-- WHAT TO WORK ON --
Repeat, exactly and in full, the lines of the listing below, but without any pictures.

-- DATA PROVIDED --
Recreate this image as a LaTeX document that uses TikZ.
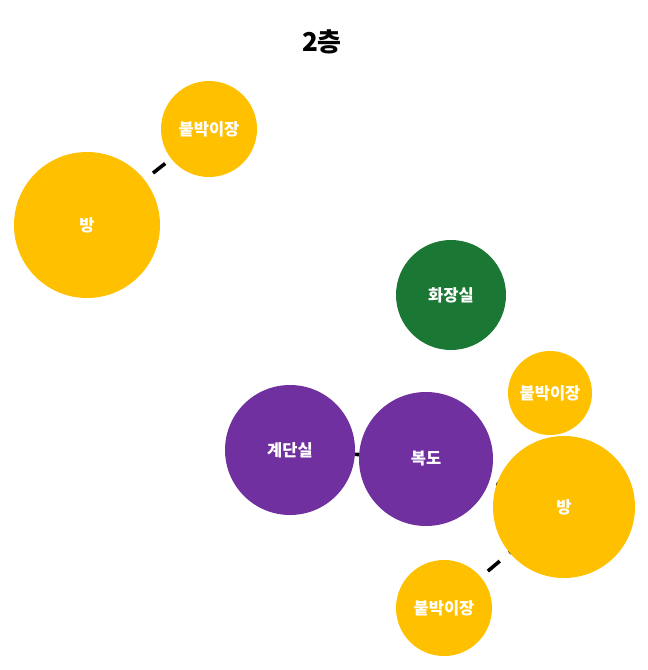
\documentclass[tikz,border=0pt]{standalone}
\usepackage{fontspec}
\newfontfamily\kr{Noto Sans CJK KR}
\usetikzlibrary{backgrounds}
\definecolor{roomyellow}{HTML}{FFC000}
\definecolor{roomgreen}{HTML}{1A7734}
\definecolor{roompurple}{HTML}{7030A0}
\tikzset{
  room/.style={circle,inner sep=0pt,text=white,font=\kr\bfseries\fontsize{16.5}{18}\selectfont},
  link/.style={line width=3.6pt,dash pattern=on 15.5pt off 12.5pt}
}
\begin{document}
\begin{tikzpicture}[x=1pt,y=-1pt]
    \useasboundingbox (0,0) rectangle (648,670);

    \node (title) at (322,42) {\kr\bfseries\fontsize{26}{30}\selectfont 2층};

    % 왼쪽 위
    \node[room,fill=roomyellow,minimum size=146pt] (bangA) at (87,225) {방};
    \node[room,fill=roomyellow,minimum size=96pt] (closetA) at (209,129) {붙박이장};

    % 오른쪽 아래
    \node[room,fill=roomgreen,minimum size=110pt] (toilet) at (451,295) {화장실};
    \node[room,fill=roomyellow,minimum size=84pt] (closetB) at (550,393) {붙박이장};
    \node[room,fill=roompurple,minimum size=130pt] (stairs) at (290,450) {계단실};
    \node[room,fill=roompurple,minimum size=134pt] (hall) at (426,459) {복도};
    \node[room,fill=roomyellow,minimum size=142pt] (bangB) at (564,507) {방};
    \node[room,fill=roomyellow,minimum size=96pt] (closetC) at (444,608) {붙박이장};

    \begin{pgfonlayer}{background}
        \draw[link] (bangA.center) -- (closetA.center);
        \draw[link] (stairs.center) -- (hall.center);
        \draw[link] (bangB.center) -- (hall.center);
        \draw[link] (bangB.center) -- (closetC.center);
    \end{pgfonlayer}
\end{tikzpicture}
\end{document}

-- THE ANSWER --
Recreate this image as a LaTeX document that uses TikZ.
\documentclass[tikz,border=0pt]{standalone}
\usepackage{fontspec}
\newfontfamily\kr{Noto Sans CJK KR}
\usetikzlibrary{backgrounds}
\definecolor{roomyellow}{HTML}{FFC000}
\definecolor{roomgreen}{HTML}{1A7734}
\definecolor{roompurple}{HTML}{7030A0}
\tikzset{
  room/.style={circle,inner sep=0pt,text=white,font=\kr\bfseries\fontsize{16.5}{18}\selectfont},
  link/.style={line width=3.6pt,dash pattern=on 15.5pt off 12.5pt}
}
\begin{document}
\begin{tikzpicture}[x=1pt,y=-1pt]
    \useasboundingbox (0,0) rectangle (648,670);

    \node (title) at (322,42) {\kr\bfseries\fontsize{26}{30}\selectfont 2층};

    % 왼쪽 위
    \node[room,fill=roomyellow,minimum size=146pt] (bangA) at (87,225) {방};
    \node[room,fill=roomyellow,minimum size=96pt] (closetA) at (209,129) {붙박이장};

    % 오른쪽 아래
    \node[room,fill=roomgreen,minimum size=110pt] (toilet) at (451,295) {화장실};
    \node[room,fill=roomyellow,minimum size=84pt] (closetB) at (550,393) {붙박이장};
    \node[room,fill=roompurple,minimum size=130pt] (stairs) at (290,450) {계단실};
    \node[room,fill=roompurple,minimum size=134pt] (hall) at (426,459) {복도};
    \node[room,fill=roomyellow,minimum size=142pt] (bangB) at (564,507) {방};
    \node[room,fill=roomyellow,minimum size=96pt] (closetC) at (444,608) {붙박이장};

    \begin{pgfonlayer}{background}
        \draw[link] (bangA.center) -- (closetA.center);
        \draw[link] (stairs.center) -- (hall.center);
        \draw[link] (bangB.center) -- (hall.center);
        \draw[link] (bangB.center) -- (closetC.center);
    \end{pgfonlayer}
\end{tikzpicture}
\end{document}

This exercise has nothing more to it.